Laskos wrote: ↑Sun May 20, 2018 8:24 pm
It seems to be a bit more complicated. At 1'+ 1'' on GTX 1060 with LC0 CUDA, latest nets seem even stronger than NN237. But at 15'+ 15'', NN237 seems stronger. I left NN319 against Komodo 10.2, it lost 5 games in a row due to tactical blunders. Eval graph was also unstable. I interrupted the match and reverted to NN237, and in 5 games until now, there are 2 wins of Komodo and 3 draws. Only one game was lost due to blunder. Still waiting for one win of LC0 in 10 games. The sample is too small, but I saw a similar thing in games against Houdini 1.5a. It seems NN237 scales better with TC or playouts, having a better value head eval. It is strange, as at nodes=1, latest nets are some 150-200 Elo points stronger than NN237. Really, they have to roll back to v0.7 engine, the current nets are trained in some schizophrenic way with v0.10.
There was a discussion about rollback on Discord yesterday, it isn't happening.
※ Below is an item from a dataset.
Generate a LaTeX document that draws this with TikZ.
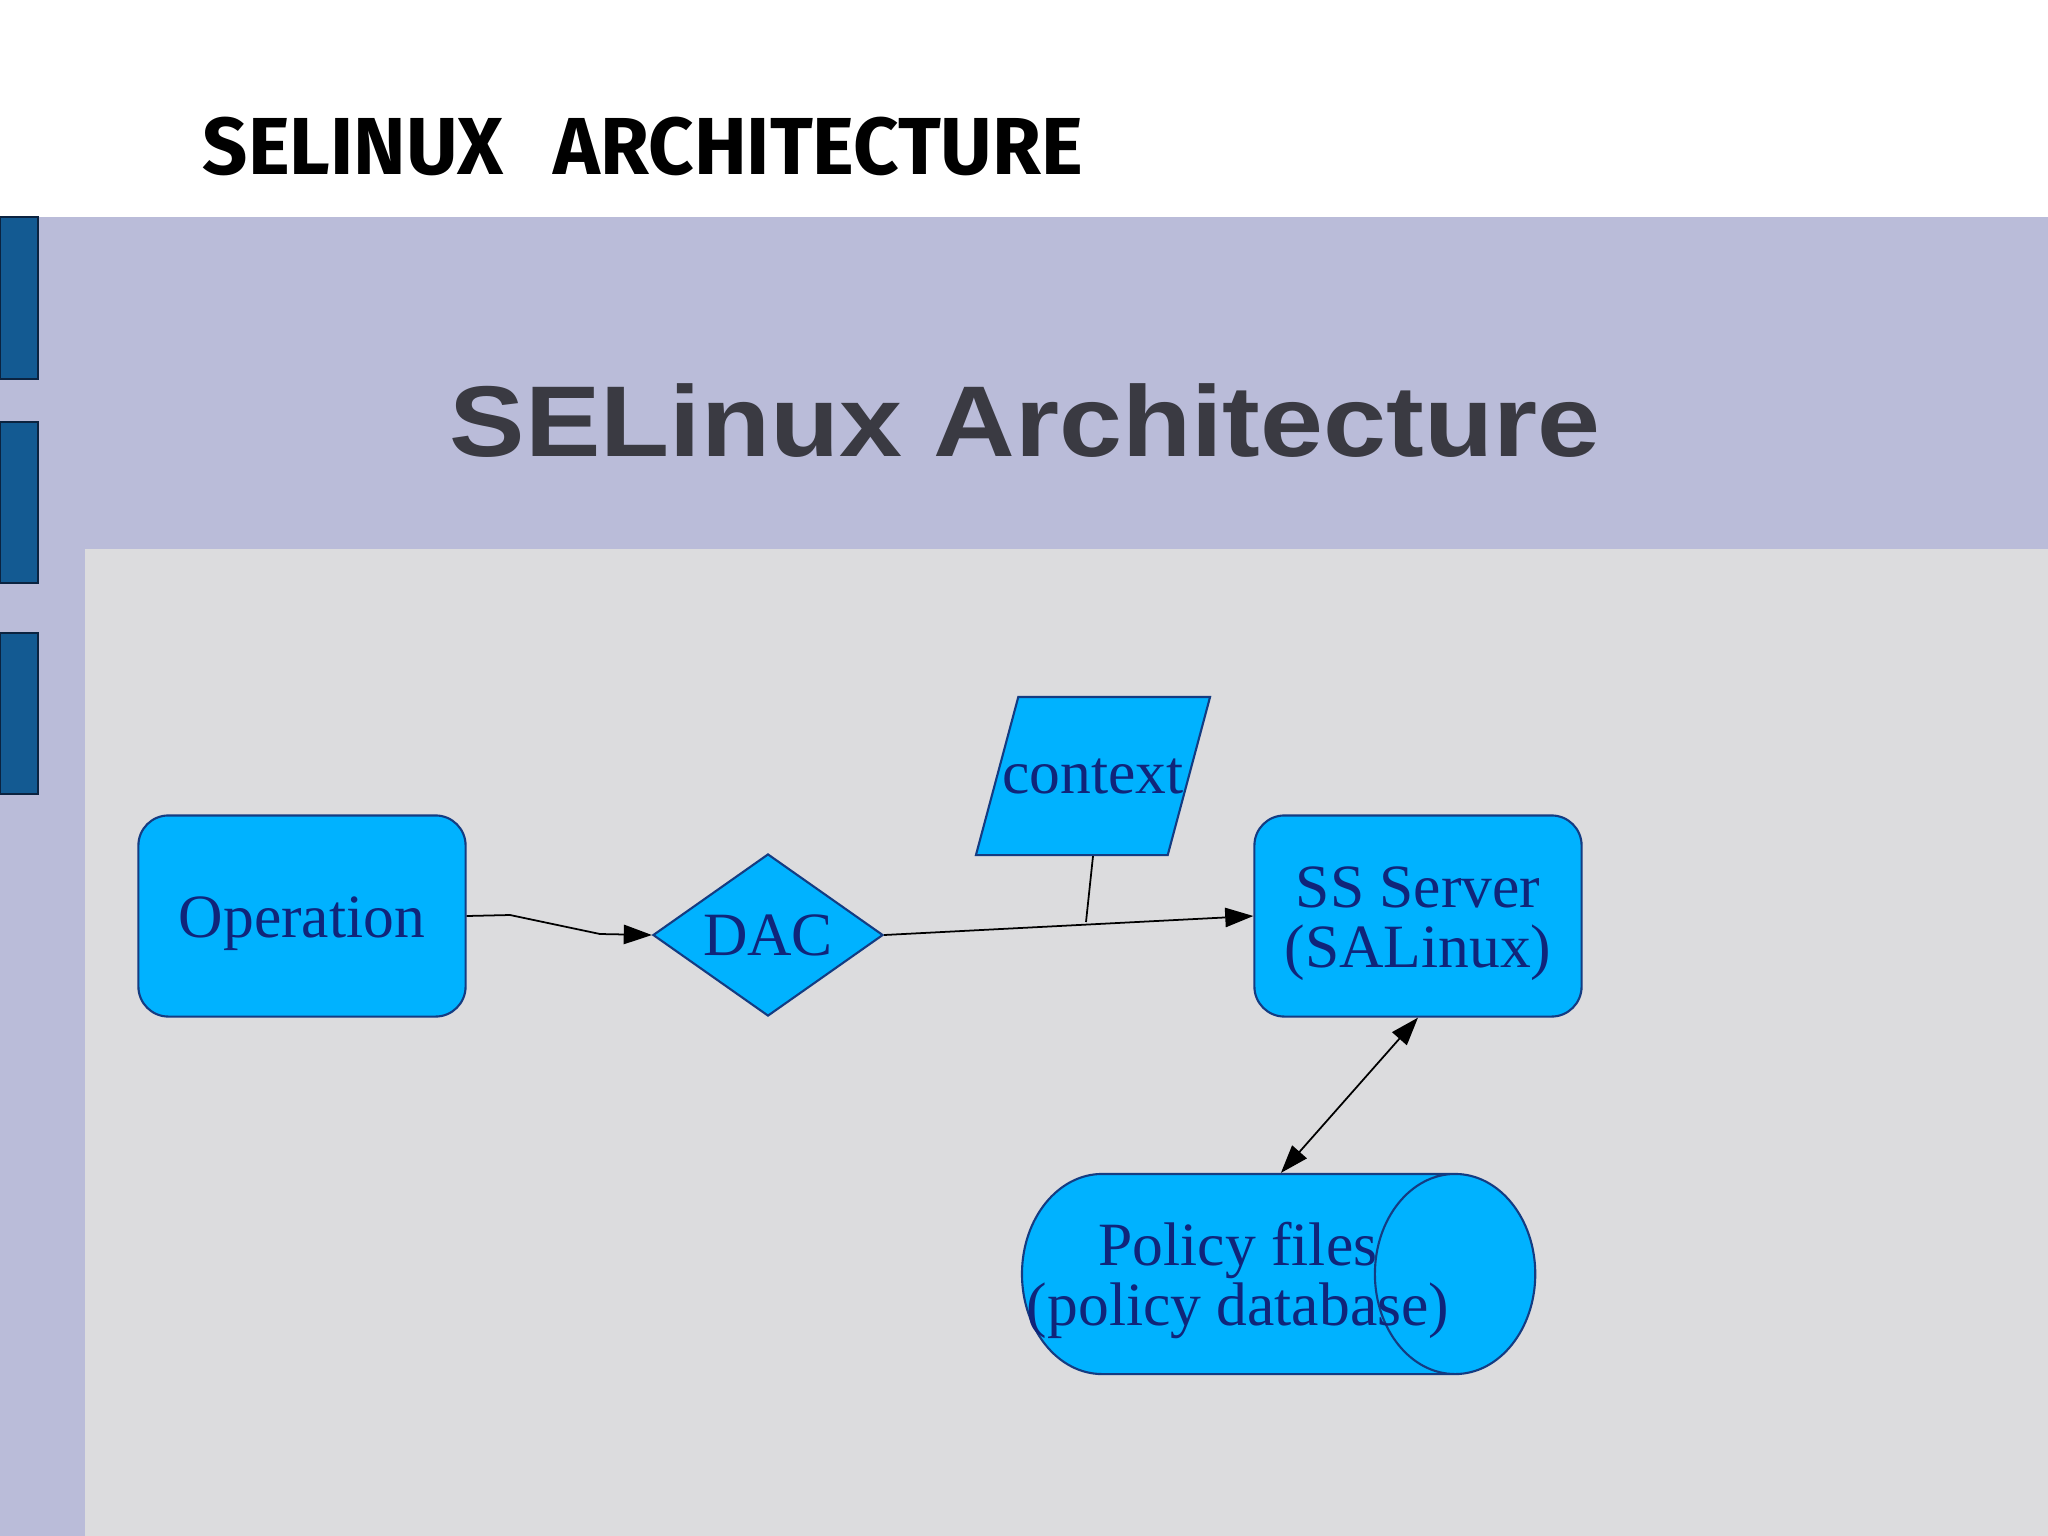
\documentclass[tikz,border=0pt]{standalone}
\usepackage{xcolor}
\usepackage{fontspec}
\usepackage{tikz}
\usetikzlibrary{shapes,arrows.meta,positioning}
\setmainfont{Liberation Serif}
\newfontfamily\headfont{Fira Sans}
\newfontfamily\slidefont{Liberation Sans}
\definecolor{lavender}{HTML}{BABCD9}
\definecolor{panelgray}{HTML}{DCDCDE}
\definecolor{barblue}{HTML}{135A92}
\definecolor{bardark}{HTML}{0B2340}
\definecolor{boxblue}{HTML}{00B2FF}
\definecolor{boxline}{HTML}{143C82}
\definecolor{boxtext}{HTML}{10257A}
\definecolor{slidetext}{HTML}{3A3A42}
\newcommand{\lowerline}{\rule{0pt}{16pt}}
\newcommand{\spill}[1]{\makebox[0pt]{#1}}

\begin{document}
\begin{tikzpicture}[
			x=0.01cm,y=-0.01cm,
			flowbox/.style={draw=boxline,fill=boxblue,line width=0.6pt,text=boxtext,inner sep=0pt,align=center,font=\fontsize{17.5}{17}\selectfont},
			termbox/.style={flowbox,rounded corners=0.3cm,minimum width=3.27cm,minimum height=2.01cm},
			sidebar/.style={fill=barblue,draw=bardark,line width=0.7pt},
			flowline/.style={black,line width=0.5pt},
			flowarrow/.style={flowline,-{Triangle[length=8pt,width=5.5pt]}},
			bothways/.style={flowline,{Triangle[length=8pt,width=5.5pt]}-{Triangle[length=8pt,width=5.5pt]}}
			]
			\useasboundingbox (0,0) rectangle (2048,1536);

			\fill[white] (0,0) rectangle (2048,217);
			\fill[lavender] (0,217) rectangle (2048,1536);
			\fill[panelgray] (85,549) rectangle (2048,1536);

			\draw[sidebar] (0,217) rectangle (38,379);
			\draw[sidebar] (0,422) rectangle (38,583);
			\draw[sidebar] (0,633) rectangle (38,794);

			\node[anchor=base,xscale=0.98,font=\headfont\bfseries\fontsize{23}{23}\selectfont] (headline) at (643,174) {SELINUX\hspace{0.4em} ARCHITECTURE};
			\node[anchor=base,xscale=1.125,text=slidetext,font=\slidefont\bfseries\fontsize{28.6}{28.6}\selectfont] (slidetitle) at (1025,456) {SELinux Architecture};

			\node[termbox] (operation) at (302,916) {\lowerline Operation};
			\node[flowbox,diamond,aspect=1.42,minimum width=2.3cm,minimum height=1.62cm] (dac) at (768,935) {DAC};
			\node[flowbox,trapezium,trapezium left angle=75,trapezium right angle=105,trapezium stretches body,minimum width=2.34cm,text height=0.96cm,text depth=0.62cm] (context) at (1093,776) {\spill{context}};
			\node[termbox] (server) at (1418,916) {\lowerline SS Server\\(SALinux)};
			\node[flowbox,cylinder,aspect=1.24,minimum width=2cm,minimum height=5.13cm] (policy) at (1238,1274) {\lowerline\spill{Policy files}\\\spill{(policy database)}};

			\coordinate (bendA) at (510,915);
			\coordinate (bendB) at (600,934);
			\coordinate (joint) at (1086,922);

			\draw[flowarrow] (operation.east) -- (bendA) -- (bendB) -- (dac.west);
			\draw[flowarrow] (dac.east) -- (server.west);
			\draw[flowline] (context.south) -- (joint);
			\draw[bothways] (server.south) -- (policy.67);

	\end{tikzpicture}
\end{document}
At low node counts (800), current nets are far stronger than Id 237, although as you observed they don't scale quite as well (yet). But the quality of the value head is still improving, which is also the deciding factor in determining scaling properties. I'm not too worried this won't fix itself in the end, since we're going to upgrade to a 256x20 network eventually when there's no more improvement on the 192x15 architecture. Lc0 beating Komodo on your setup may not be happening yet, but I'm optimistic that it will soon, either still on 192x15 or at the latest once we go 256x20 (the AlphaZero size).
what's the latest about smart pruning on/off? i'd heard a few people say it made little difference, but i noticed w/ the client update lc0 chews thru plies much faster. wonder if it's a hindrance atm..?
edit: to expand on this, with specific regards to kai's post, i'd be curious if elo doesn't improve significantly against top engines + 'long' TC.
maybe this feature is even mostly redundant or even regressive in match play on the whole.